2019: Article in press
Research Article

Multi-Site Protein Subcellular Localization Based on Deep Convolutional Neural Network

Cong H
School of Information Science and Engineering, Shandong Normal University, Jinan, China
Liu H
Shandong Provincial Key Laboratory for Novel Distributed Computer Software Technology, Jinan, China
Chen Y
School of Information Science and Engineering University of Jinan, Jinan, China
Zhao Y
Shandong Provincial Key Laboratory of Network Based Intelligent Computing University of Jinan, Jinan, China
Wang L
Shandong Provincial Key Laboratory of Network Based Intelligent Computing University of Jinan, Jinan, China
Published February 6, 2019
Keywords
  • Multi-site subcellular localization,
  • Deep convolution neural network,
  • Ensemble learning,
  • Features fusion

Abstract

Each part of internal structure of cells which is commonly mentioned as subcellular is highly ordered and interconnected has unique functions. The experiments show that deviated protein delivery to the corresponding subcellular causes of human disease. Studies of protein localization can clarify pathogenesis and find treatments. As protein subcellular localization has a very important position in the field of biology, the research in this area is extremely active. Most of the existing protein sub cellular localization methods are more suitable for single-site sub cellular localization.

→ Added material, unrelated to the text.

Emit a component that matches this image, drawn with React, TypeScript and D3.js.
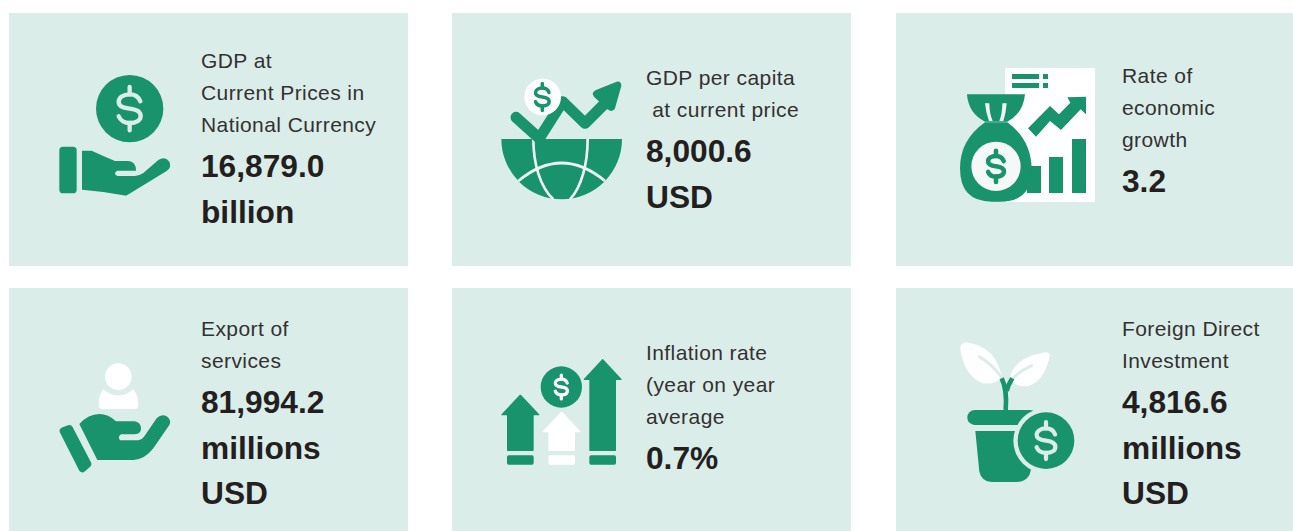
import React from "react";
import * as d3 from "d3";

const WIDTH = 1293;
const HEIGHT = 531;
const CARD_BG = "#dbede8";
const GREEN = "#18936b";
const INK = "#231f20";

const cardLabels = [
  ["GDP at", "Current Prices in", "National Currency"],
  ["GDP per capita", " at current price"],
  ["Rate of", "economic", "growth"],
  ["Export of", "services"],
  ["Inflation rate", "(year on year", "average"],
  ["Foreign Direct", "Investment"],
];
const cardValues = [
  ["16,879.0", "billion"],
  ["8,000.6", "USD"],
  ["3.2"],
  ["81,994.2", "millions", "USD"],
  ["0.7%"],
  ["4,816.6", "millions", "USD"],
];

// layout of the grid, not data
const columnLeft = [9, 452, 896];
const columnWidth = [399, 399, 397];
const rowTop = [13, 288];
const rowHeight = [253, 243];
const textLeft = [201, 646, 1122];
const firstBaseline = [68, 85, 83, 336, 360, 336];
const iconOrigin = [
  [40, 60],
  [490, 70],
  [950, 60],
  [40, 350],
  [490, 350],
  [950, 335],
];

const Dollar = ({ x, y, k, color, w = 13 }: any) => (
  <g transform={`translate(${x},${y}) scale(${k})`} fill="none" stroke={color} strokeWidth={w} strokeLinecap="round">
    <path d="M32 -22C27 -36 14 -43 0 -43C-20 -43 -33 -33 -33 -20C-33 -6 -18 -2 0 0C18 2 33 7 33 22C33 35 20 43 0 43C-14 43 -28 36 -33 23" />
    <path d="M0 -43V-65M0 43V65" />
  </g>
);

// icons are drawn at 3x of the page, so they are scaled by 1/3
const icons = [
  () => (
    <g>
      <circle cx={269} cy={146} r={101} fill={GREEN} />
      <Dollar x={269} y={146} k={1} color={CARD_BG} />
      <rect x={58} y={260} width={52} height={140} rx={11} fill={GREEN} />
      <path
        fill={GREEN}
        d="M126 272L155 272Q190 288 225 303L265 303Q288 305 288 332L232 332Q218 340 232 348L285 348Q298 347 310 339L355 300Q375 288 388 305Q396 322 380 333L262 405Q258 408 250 406L190 396L126 389Z"
      />
    </g>
  ),
  () => (
    <g>
      <path fill={GREEN} d="M34 207L396 207A181 181 0 0 1 34 207Z" />
      <g fill="none" stroke="#eef6f3" strokeWidth={8}>
        <path d="M130 207C130 280 150 350 190 388" />
        <path d="M293 207C293 280 275 350 240 388" />
        <path d="M85 333Q215 225 345 333" />
      </g>
      <path
        fill="none"
        stroke={GREEN}
        strokeWidth={33}
        strokeLinecap="round"
        strokeLinejoin="round"
        d="M78 142L148 205L218 95L285 160L355 90"
      />
      <path fill={GREEN} d="M318 60L380 35Q394 33 394 48L375 115Q368 130 352 118L312 80Q302 68 318 60Z" />
      <circle cx={158} cy={81} r={55} fill="#fff" />
      <Dollar x={157} y={81} k={0.62} color={GREEN} w={17} />
    </g>
  ),
  () => (
    <g>
      <rect x={165} y={24} width={270} height={402} fill="#fff" />
      <g fill={GREEN}>
        <rect x={186} y={42} width={81} height={15} />
        <rect x={279} y={42} width={15} height={15} />
        <rect x={186} y={69} width={81} height={15} />
        <rect x={279} y={69} width={15} height={15} />
        <rect x={231} y={318} width={42} height={81} />
        <rect x={297} y={291} width={42} height={108} />
        <rect x={366} y={237} width={42} height={162} />
        <path d="M234 205L300 138L327 163L361 128L352 112L408 110L408 163L392 148L333 210L300 183L258 230Z" />
        <path d="M51 103L225 103Q220 160 172 185L105 185Q55 160 51 103Z" />
        <path d="M105 187L172 187Q245 240 245 330Q245 425 150 425L125 425Q30 425 30 325Q30 240 105 187Z" />
      </g>
      <path fill="#eef6f3" d="M105 130Q108 160 117 183L128 183Q118 160 118 130ZM170 130Q168 160 160 183L148 183Q157 160 157 130Z" />
      <circle cx={138} cy={319} r={74} fill="#f4f9f7" />
      <Dollar x={138} y={319} k={0.72} color={GREEN} w={19} />
    </g>
  ),
  () => (
    <g>
      <circle cx={235} cy={80} r={40} fill="#fff" />
      <path fill="#fff" d="M190 118Q235 155 280 118Q295 135 295 165Q295 177 283 177L188 177Q176 177 176 165Q176 135 190 118Z" />
      <path
        fill={GREEN}
        stroke={GREEN}
        strokeWidth={22}
        strokeLinejoin="round"
        d="M70 243L88 236L143 342L127 356Z"
      />
      <path
        fill={GREEN}
        d="M118 222Q145 192 178 192Q205 192 228 214L285 214Q303 218 303 236Q303 250 285 253L243 253Q232 260 240 271L295 271Q305 270 312 260L350 205Q365 190 382 200Q395 212 388 225L340 295Q315 328 280 330L172 330Z"
      />
    </g>
  ),
  () => {
    const arrow = (apex: number, head: number, left: number, fill: string) => {
      const cx = left + 40;
      return (
        <g fill={fill}>
          <path
            stroke={fill}
            strokeWidth={4}
            strokeLinejoin="round"
            d={`M${cx} ${apex + 2}L${cx + 55} ${head}L${left + 78} ${head}L${left + 78} 301L${left + 2} 301L${left + 2} ${head}L${cx - 55} ${head}Z`}
          />
          <rect x={left} y={316} width={80} height={28} rx={5} />
        </g>
      );
    };
    return (
      <g>
        {arrow(134, 194, 51, GREEN)}
        {arrow(185, 245, 175, "#fff")}
        {arrow(27, 88, 298, GREEN)}
        <circle cx={214} cy={111} r={62} fill={GREEN} />
        <Dollar x={214} y={111} k={0.55} color="#fff" w={18} />
      </g>
    );
  },
  () => (
    <g>
      <path fill="#fff" d="M31 42C30 26 42 20 60 24C110 36 140 60 156 126C140 146 112 150 92 142C60 128 36 90 31 42Z" />
      <path fill="#fff" d="M299 62C300 52 290 50 275 54C225 64 190 85 179 128C190 150 215 158 238 152C270 142 292 105 299 62Z" />
      <g fill="none" stroke={CARD_BG} strokeWidth={9} strokeLinecap="round">
        <path d="M88 65Q130 90 155 128" />
        <path d="M245 92Q205 110 185 135" />
      </g>
      <g fill="none" stroke={GREEN} strokeWidth={14}>
        <path d="M155 130Q172 165 167 225" />
        <path d="M187 130Q174 150 170 168" />
      </g>
      <rect x={52} y={225} width={210} height={45} rx={22} fill={GREEN} />
      <path fill={GREEN} d="M76 288L210 288L243 400Q240 440 200 441L125 441Q95 440 88 410Z" />
      <circle cx={288} cy={317} r={98} fill={CARD_BG} />
      <circle cx={288} cy={317} r={85} fill={GREEN} />
      <Dollar x={288} y={317} k={0.85} color={CARD_BG} w={15} />
    </g>
  ),
];

export default function App() {
  const labelStep = 32;
  const valueStep = 45.2;
  const cells = d3.range(cardLabels.length);
  return (
    <svg
      width={WIDTH}
      height={HEIGHT}
      viewBox={`0 0 ${WIDTH} ${HEIGHT}`}
      style={{ position: "absolute", left: 0, top: 0, background: "#fff" }}
    >
      {cells.map((i) => {
        const col = i % 3;
        const row = Math.floor(i / 3);
        const labels = cardLabels[i];
        const base = firstBaseline[i];
        const valueBase = base + (labels.length - 1) * labelStep + 45.3;
        return (
          <g key={i}>
            <rect x={columnLeft[col]} y={rowTop[row]} width={columnWidth[col]} height={rowHeight[row]} fill={CARD_BG} />
            <g transform={`translate(${iconOrigin[i][0]},${iconOrigin[i][1]}) scale(${1 / 3})`}>{icons[i]()}</g>
            <g fontFamily="'Liberation Sans', Arial, sans-serif" fill={INK}>
              {labels.map((t, j) => (
                <text
                  key={t}
                  x={textLeft[col]}
                  y={base + j * labelStep}
                  fontSize={21}
                  letterSpacing={0.42}
                  fill="#333132"
                  style={{ whiteSpace: "pre" }}
                >
                  {t}
                </text>
              ))}
              {cardValues[i].map((t, j) => (
                <text key={t} x={textLeft[col]} y={valueBase + j * valueStep} fontSize={31.7} fontWeight={700}>
                  {t}
                </text>
              ))}
            </g>
          </g>
        );
      })}
    </svg>
  );
}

This paper proposed an algorithm based deep convolution neural network which is suit for multi-site protein subcellular localization and the algorithm is implemented on the human protein database to verify and analyze the performance. In order to further improve the classification result of the algorithm, it was combined ensemble learning and features fusion. It can be inferred from experiments that the proposed algorithm is effective in multi-site protein subcellular localization and the overall correct rate of classification is 59.13% which is higher than SAE, SVM and RF. The algorithm proposed in this paper is more uniform and less affected by the number of samples. When the data samples are different, the classification results will have a certain impact, but the overall classification is good. Besides ensemble learning and features fusion are effective for improving classification result.